「私は経営を学んだことも、会社員の経験もない。だから頭を下げて教わり、助言は素直に受け入れてきた」
お笑いコンビ「爆笑問題」を擁する芸能事務所タイタンの社長であり、太田光の妻でもある太田光代。元は自身も大手「太田プロダクション」に所属するタレントだったが、爆笑問題の独立後、タイタンを立ち上げ、マネジメント業に奔走してきた。以来、困ったときに頼り、規範にしてきたのが、古巣・太田プロの磯野泰子副社長だ。
爆笑問題が出演するCMと、司会が決まったテレビ番組のスポンサー企業が、競合同士と判明したときのこと。
「角が立たないよう2社とも断ろうと思ったのですが、副社長に相談したら『どちらも引き受けると言いなさい』と。
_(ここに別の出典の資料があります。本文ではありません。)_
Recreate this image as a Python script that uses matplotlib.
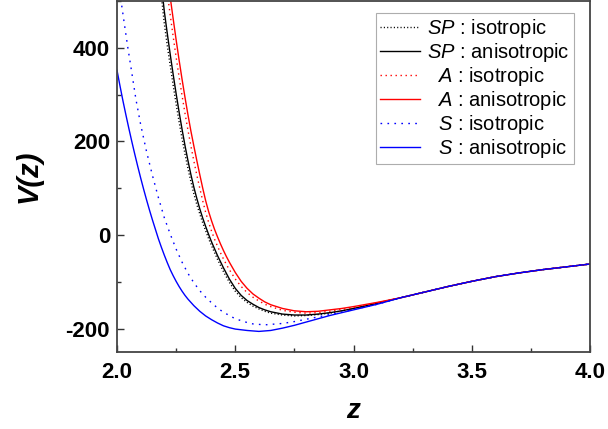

事情を説明したらどちらか1社は契約を取り下げるかもしれないけれど、二つとも断れば両方に迷惑をかけるだけだから、と助言をくれました」
今も不祥事の際は太田がひとりでメディア対応に当たる。「窓口を一本化したほうが、事実が伝わりやすい。誤解されるのが何よりも嫌なので」。
自身を“雑用係”と評する。社員は得意分野に専念させ、人手が足りないところを自分が担うので“なんでも屋”なのだという。その太田も還暦を迎えた。「しっかり判断できるうちに2代目社長にバトンを」と考えている。
「変化の激しい社会。経営者に必要な資質もその都度変わる。だからこそ、変化に柔軟で“なんでもできる人”を後継者に選びたいですね」
おおた・みつよ◎1964年生まれ。モデル・タレント活動を経て「爆笑問題」の太田光と結婚。93年タイタンを設立。お笑い養成所「タイタンの学校」や、ハーブ専門店など多角的に事業を運営。新著『社長問題!私のお笑い繁盛記』(文藝春秋)が販売中。